# START OF Extracted information

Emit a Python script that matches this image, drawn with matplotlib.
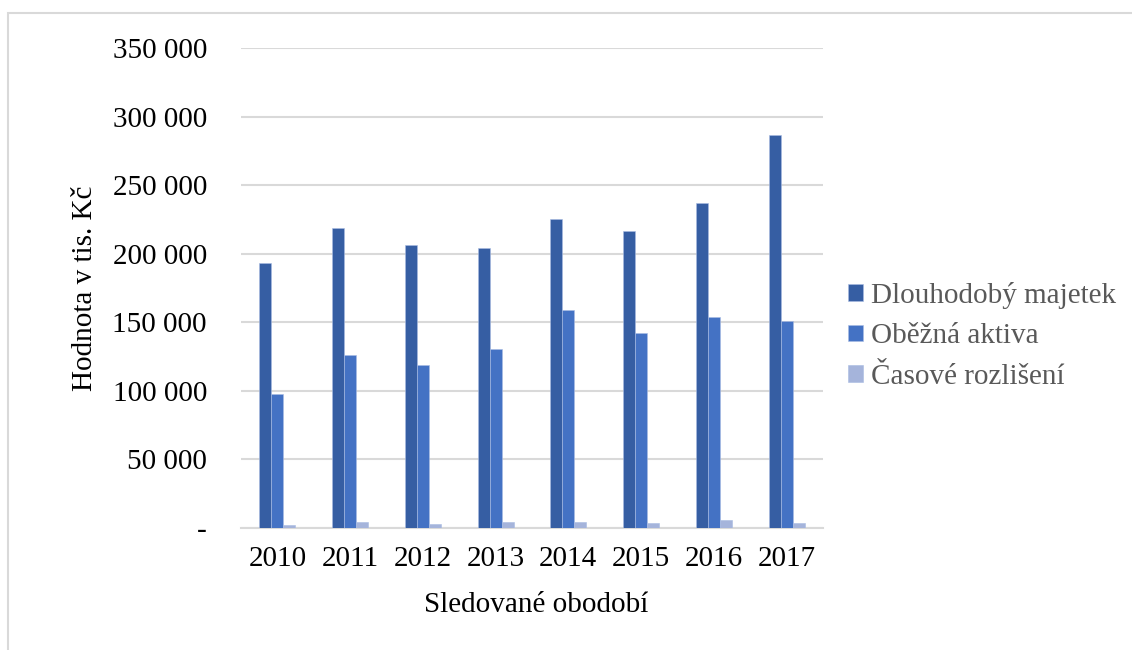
import matplotlib
matplotlib.use("Agg")
import matplotlib.pyplot as plt
import numpy as np
from matplotlib.ticker import FuncFormatter, MultipleLocator
from matplotlib.patches import Rectangle

plt.rcParams['font.family'] = ['Liberation Serif', 'DejaVu Serif']

years = ['2010', '2011', '2012', '2013', '2014', '2015', '2016', '2017']
dlouhodoby_majetek = [193200, 218800, 206400, 204200, 225600, 216600, 237200, 286300]
obezna_aktiva = [97700, 126200, 118900, 130300, 159200, 142000, 153900, 151000]
casove_rozliseni = [2200, 4100, 3200, 4100, 4100, 3600, 5600, 3400]
series_names = ['Dlouhodobý majetek', 'Oběžná aktiva', 'Časové rozlišení']
colors = ['#365EA3', '#4472C4', '#A5B4DB']

W, H = 1132, 650
fig = plt.figure(figsize=(W / 100, H / 100), dpi=100)
ax = fig.add_axes([241 / W, 1 - 528 / H, (823 - 241) / W, (528 - 48) / H])

x = np.arange(len(years))
w = 0.164
for i, (vals, name, c) in enumerate(zip([dlouhodoby_majetek, obezna_aktiva, casove_rozliseni], series_names, colors)):
    ax.bar(x + (i - 1) * w, vals, width=w, color=c, edgecolor='#A9BCE3', linewidth=0.4,
           label=name, zorder=3)

ax.set_xlim(-0.5, len(years) - 0.5)
ax.set_ylim(0, 350000)
ax.yaxis.set_major_locator(MultipleLocator(50000))
ax.yaxis.set_major_formatter(FuncFormatter(lambda v, p: '-' if v == 0 else f"{int(v):,}".replace(',', ' ')))
ax.set_xticks(x)
ax.set_xticklabels(years)
ax.grid(axis='y', color='#D9D9D9', linewidth=1.5, zorder=0)
for s in ['top', 'right', 'left']:
    ax.spines[s].set_visible(False)
ax.spines['bottom'].set_color('#D9D9D9')
ax.spines['bottom'].set_linewidth(1.5)
ax.tick_params(axis='both', length=0, labelsize=21, colors='black')
ax.tick_params(axis='y', pad=24.5)
ax.tick_params(axis='x', pad=13)

fig.text(85 / W, 1 - 288 / H, 'Hodnota v tis. Kč', rotation=90, ha='center', va='center', fontsize=21)
fig.text(536 / W, 1 - 605 / H, 'Sledované obodobí', ha='center', va='center', fontsize=21)

leg = ax.legend(loc='center left', bbox_to_anchor=(848 / W, 1 - 336 / H), bbox_transform=fig.transFigure,
                frameon=False, fontsize=21, handlelength=0.5, handleheight=0.5, handletextpad=0.28,
                labelspacing=0.5, borderpad=0, borderaxespad=0)
for t in leg.get_texts():
    t.set_color('#595959')

fig.patches.append(Rectangle((8 / W, -0.1), 1.2, 1 - 13 / H + 0.1, transform=fig.transFigure,
                             fill=False, edgecolor='#D9D9D9', linewidth=1.5, zorder=0))

fig.savefig('out.png', dpi=100)
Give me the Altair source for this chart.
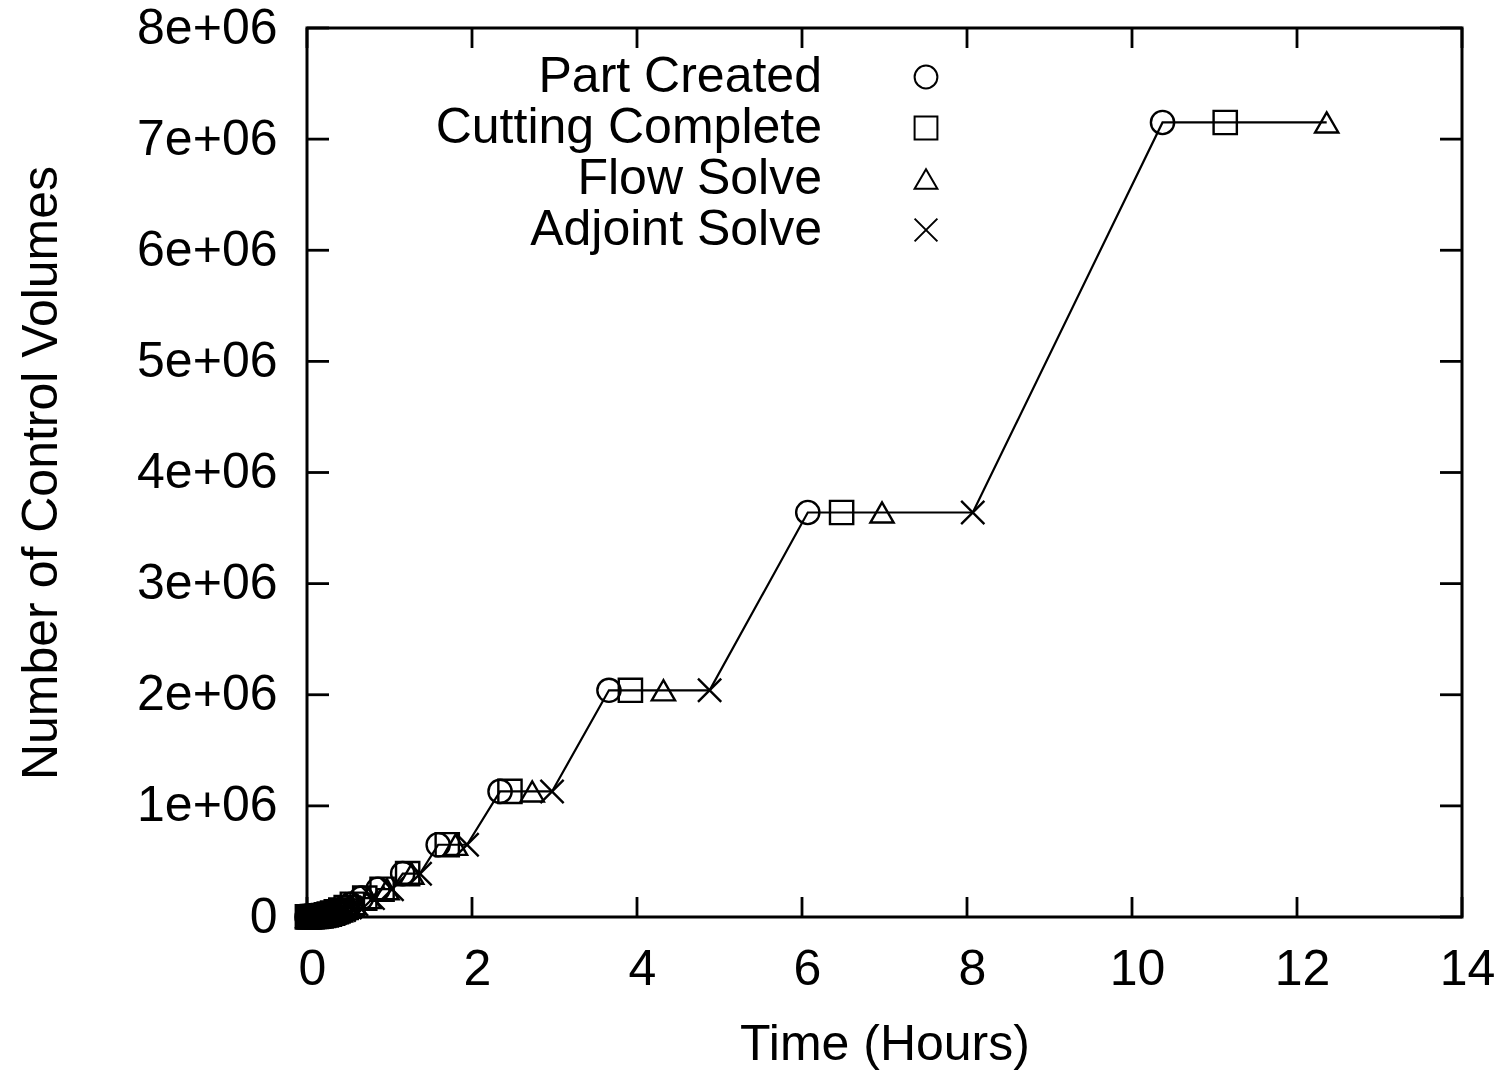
import altair as alt
import pandas as pd

# Mesh refinement history: one entry per adaptation cycle.
# Times (hours) at which each stage of the cycle finished, and the mesh size.
cycle_cells = [1.0e3, 1.5e3, 2.0e3, 3.0e3, 4.0e3, 5.5e3, 7.5e3, 1.0e4, 1.4e4,
               1.9e4, 2.6e4, 3.5e4, 4.7e4, 6.3e4, 8.5e4, 1.15e5, 1.7e5,
               2.5e5, 3.9e5, 6.5e5, 1.13e6, 2.04e6, 3.64e6, 7.15e6]
t_part = [0.000, 0.020, 0.040, 0.060, 0.085, 0.110, 0.135, 0.165, 0.195,
          0.225, 0.260, 0.300, 0.345, 0.395, 0.460, 0.530, 0.660,
          0.860, 1.16, 1.59, 2.34, 3.66, 6.07, 10.37]
t_cut = [0.005, 0.025, 0.045, 0.065, 0.090, 0.115, 0.140, 0.170, 0.200,
         0.235, 0.270, 0.310, 0.355, 0.410, 0.475, 0.550, 0.700,
         0.910, 1.22, 1.70, 2.46, 3.92, 6.48, 11.13]
t_flow = [0.010, 0.030, 0.050, 0.070, 0.095, 0.120, 0.150, 0.180, 0.210,
          0.245, 0.280, 0.325, 0.370, 0.430, 0.495, 0.575, 0.750,
          0.970, 1.27, 1.80, 2.73, 4.32, 6.97, 12.36]
t_adjoint = [0.015, 0.035, 0.055, 0.080, 0.105, 0.130, 0.160, 0.190, 0.220,
             0.255, 0.295, 0.340, 0.390, 0.450, 0.520, 0.600, 0.800,
             1.03, 1.37, 1.94, 2.97, 4.88, 8.07, None]

events = ["Part Created", "Cutting Complete", "Flow Solve", "Adjoint Solve"]
event_shapes = ["circle", "square", "triangle-up", "M-1,-1L1,1M-1,1L1,-1"]

x_ticks = [0, 2, 4, 6, 8, 10, 12, 14]
y_ticks = [0, 1e6, 2e6, 3e6, 4e6, 5e6, 6e6, 7e6, 8e6]

rows = []
for i, n in enumerate(cycle_cells):
    for ev, times in zip(events, [t_part, t_cut, t_flow, t_adjoint]):
        if times[i] is not None:
            rows.append({"time": times[i], "cells": n, "event": ev})
df = pd.DataFrame(rows).sort_values("time").reset_index(drop=True)
df["seq"] = range(len(df))

W, H = 1155, 889
FONT = "Liberation Sans"
FS = 50

xscale = alt.Scale(domain=[0, 14], nice=False, zero=False)
yscale = alt.Scale(domain=[0, 8e6], nice=False, zero=False)

base = alt.Chart(df)

line = base.mark_line(color="black", strokeWidth=2.2).encode(
    x=alt.X("time:Q", scale=xscale,
            axis=alt.Axis(values=x_ticks, format="d", title="Time (Hours)",
                          ticks=False, domain=False, grid=False,
                          labelFlush=False, labelOffset=5,
                          labelPadding=27, titlePadding=25)),
    y=alt.Y("cells:Q", scale=yscale,
            axis=alt.Axis(values=y_ticks, title="Number of Control Volumes",
                          ticks=False, domain=False, grid=False,
                          labelPadding=30, titlePadding=70,
                          labelExpr="datum.value == 0 ? '0' : format(datum.value / 1e6, 'd') + 'e+06'")),
    order="seq:Q",
)

points = base.mark_point(filled=False, color="black", strokeWidth=2.4, size=540,
                         opacity=1).encode(
    x=alt.X("time:Q", scale=xscale),
    y=alt.Y("cells:Q", scale=yscale),
    shape=alt.Shape("event:N", scale=alt.Scale(domain=events, range=event_shapes),
                    legend=None),
)

# Inward tick marks on all four sides of the frame
xt = alt.Chart(pd.DataFrame({"v": x_ticks}))
yt = alt.Chart(pd.DataFrame({"v": y_ticks}))
tick_style = dict(color="black", strokeWidth=2.8)
ticks = [
    xt.mark_rule(**tick_style).encode(x=alt.X("v:Q", scale=xscale), y=alt.value(H), y2=alt.value(H - 20)),
    xt.mark_rule(**tick_style).encode(x=alt.X("v:Q", scale=xscale), y=alt.value(0), y2=alt.value(20)),
    yt.mark_rule(**tick_style).encode(y=alt.Y("v:Q", scale=yscale), x=alt.value(0), x2=alt.value(22)),
    yt.mark_rule(**tick_style).encode(y=alt.Y("v:Q", scale=yscale), x=alt.value(W), x2=alt.value(W - 22)),
]

# Key in the upper-left: labels right-aligned, symbol to their right
key = []
for i, (ev, shp) in enumerate(zip(events, event_shapes)):
    ypix = 49 + i * 51
    key.append(alt.Chart(pd.DataFrame({"event": [ev]})).mark_text(
        align="right", baseline="middle", font=FONT, fontSize=FS, color="black"
    ).encode(text="event:N", x=alt.value(515), y=alt.value(ypix)))
    key.append(alt.Chart(pd.DataFrame({"event": [ev]})).mark_point(
        filled=False, color="black", strokeWidth=2, size=520, shape=shp, opacity=1
    ).encode(x=alt.value(619), y=alt.value(ypix)))

chart = alt.layer(line, points, *ticks, *key).properties(
    width=W, height=H,
    padding={"left": 307, "top": 28, "right": 43, "bottom": 154},
    autosize="none",
    background="white",
).configure_view(
    stroke="black", strokeWidth=3
).configure_axis(
    labelFont=FONT, titleFont=FONT, labelFontSize=FS, titleFontSize=FS,
    labelColor="black", titleColor="black", titleFontWeight="normal",
)

chart.save("out.html", embed_options={"renderer": "svg", "actions": False})
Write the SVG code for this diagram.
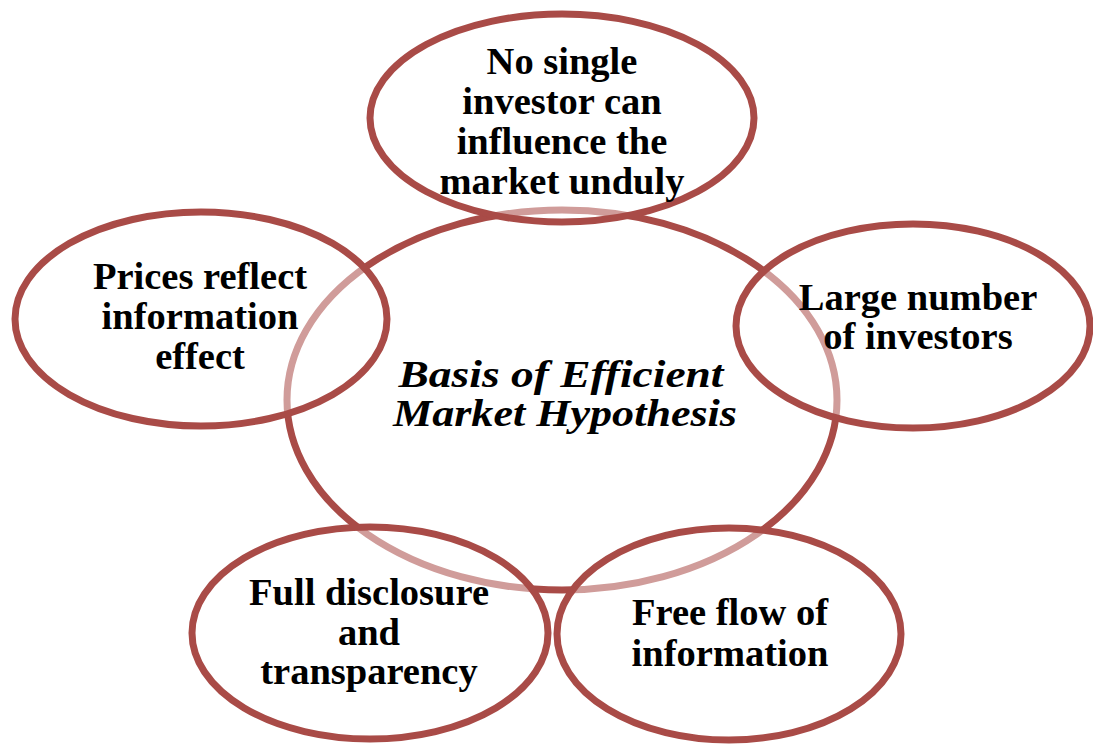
<svg xmlns="http://www.w3.org/2000/svg" width="1093" height="747" viewBox="0 0 1093 747">
<style>
.ring{fill:none;stroke:#a94b47;stroke-width:7}
.outer{fill:#ffffff;fill-opacity:0.45;stroke:#a94b47;stroke-width:7}
.t{font-family:"Liberation Serif","Times New Roman",serif;font-weight:bold;font-size:38.5px;fill:#000;text-anchor:middle}
.c{font-style:italic;font-size:37px}
</style>
<rect width="1093" height="747" fill="#ffffff"/>
<g id="center">
<ellipse class="ring" cx="562" cy="400" rx="275" ry="190"/>
</g>
<g id="top">
<ellipse class="outer" cx="562" cy="118" rx="192" ry="104"/>
<text class="t" x="562" y="74">No single</text>
<text class="t" x="562" y="114">investor can</text>
<text class="t" x="562" y="154">influence the</text>
<text class="t" x="562" y="194">market unduly</text>
</g>
<g id="left">
<ellipse class="outer" cx="201" cy="319" rx="186" ry="107"/>
<text class="t" x="200" y="289">Prices reflect</text>
<text class="t" x="200" y="329">information</text>
<text class="t" x="200" y="369">effect</text>
</g>
<g id="right">
<ellipse class="outer" cx="913" cy="326" rx="177" ry="102"/>
<text class="t" x="918" y="310">Large number</text>
<text class="t" x="918" y="349">of investors</text>
</g>
<g id="bottomleft">
<ellipse class="outer" cx="370" cy="633" rx="178" ry="106"/>
<text class="t" x="369" y="605">Full disclosure</text>
<text class="t" x="369" y="645">and</text>
<text class="t" x="369" y="684">transparency</text>
</g>
<g id="bottomright">
<ellipse class="outer" cx="729" cy="634" rx="172" ry="106"/>
<text class="t" x="730" y="625">Free flow of</text>
<text class="t" x="730" y="666">information</text>
</g>
<g id="centerlabel">
<text class="t c" x="561" y="387" textLength="325" lengthAdjust="spacingAndGlyphs">Basis of Efficient</text>
<text class="t c" x="565" y="426" textLength="344" lengthAdjust="spacingAndGlyphs">Market Hypothesis</text>
</g>
<g id="connectors"></g>
</svg>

# END OF Extracted information

■ **Task details**
Leave out the pictures and restate, word for word, the lines from the top of the data through the line containing "t.set_color('#595959')", both included.

■ **Task response**
Emit a Python script that matches this image, drawn with matplotlib.
import matplotlib
matplotlib.use("Agg")
import matplotlib.pyplot as plt
import numpy as np
from matplotlib.ticker import FuncFormatter, MultipleLocator
from matplotlib.patches import Rectangle

plt.rcParams['font.family'] = ['Liberation Serif', 'DejaVu Serif']

years = ['2010', '2011', '2012', '2013', '2014', '2015', '2016', '2017']
dlouhodoby_majetek = [193200, 218800, 206400, 204200, 225600, 216600, 237200, 286300]
obezna_aktiva = [97700, 126200, 118900, 130300, 159200, 142000, 153900, 151000]
casove_rozliseni = [2200, 4100, 3200, 4100, 4100, 3600, 5600, 3400]
series_names = ['Dlouhodobý majetek', 'Oběžná aktiva', 'Časové rozlišení']
colors = ['#365EA3', '#4472C4', '#A5B4DB']

W, H = 1132, 650
fig = plt.figure(figsize=(W / 100, H / 100), dpi=100)
ax = fig.add_axes([241 / W, 1 - 528 / H, (823 - 241) / W, (528 - 48) / H])

x = np.arange(len(years))
w = 0.164
for i, (vals, name, c) in enumerate(zip([dlouhodoby_majetek, obezna_aktiva, casove_rozliseni], series_names, colors)):
    ax.bar(x + (i - 1) * w, vals, width=w, color=c, edgecolor='#A9BCE3', linewidth=0.4,
           label=name, zorder=3)

ax.set_xlim(-0.5, len(years) - 0.5)
ax.set_ylim(0, 350000)
ax.yaxis.set_major_locator(MultipleLocator(50000))
ax.yaxis.set_major_formatter(FuncFormatter(lambda v, p: '-' if v == 0 else f"{int(v):,}".replace(',', ' ')))
ax.set_xticks(x)
ax.set_xticklabels(years)
ax.grid(axis='y', color='#D9D9D9', linewidth=1.5, zorder=0)
for s in ['top', 'right', 'left']:
    ax.spines[s].set_visible(False)
ax.spines['bottom'].set_color('#D9D9D9')
ax.spines['bottom'].set_linewidth(1.5)
ax.tick_params(axis='both', length=0, labelsize=21, colors='black')
ax.tick_params(axis='y', pad=24.5)
ax.tick_params(axis='x', pad=13)

fig.text(85 / W, 1 - 288 / H, 'Hodnota v tis. Kč', rotation=90, ha='center', va='center', fontsize=21)
fig.text(536 / W, 1 - 605 / H, 'Sledované obodobí', ha='center', va='center', fontsize=21)

leg = ax.legend(loc='center left', bbox_to_anchor=(848 / W, 1 - 336 / H), bbox_transform=fig.transFigure,
                frameon=False, fontsize=21, handlelength=0.5, handleheight=0.5, handletextpad=0.28,
                labelspacing=0.5, borderpad=0, borderaxespad=0)
for t in leg.get_texts():
    t.set_color('#595959')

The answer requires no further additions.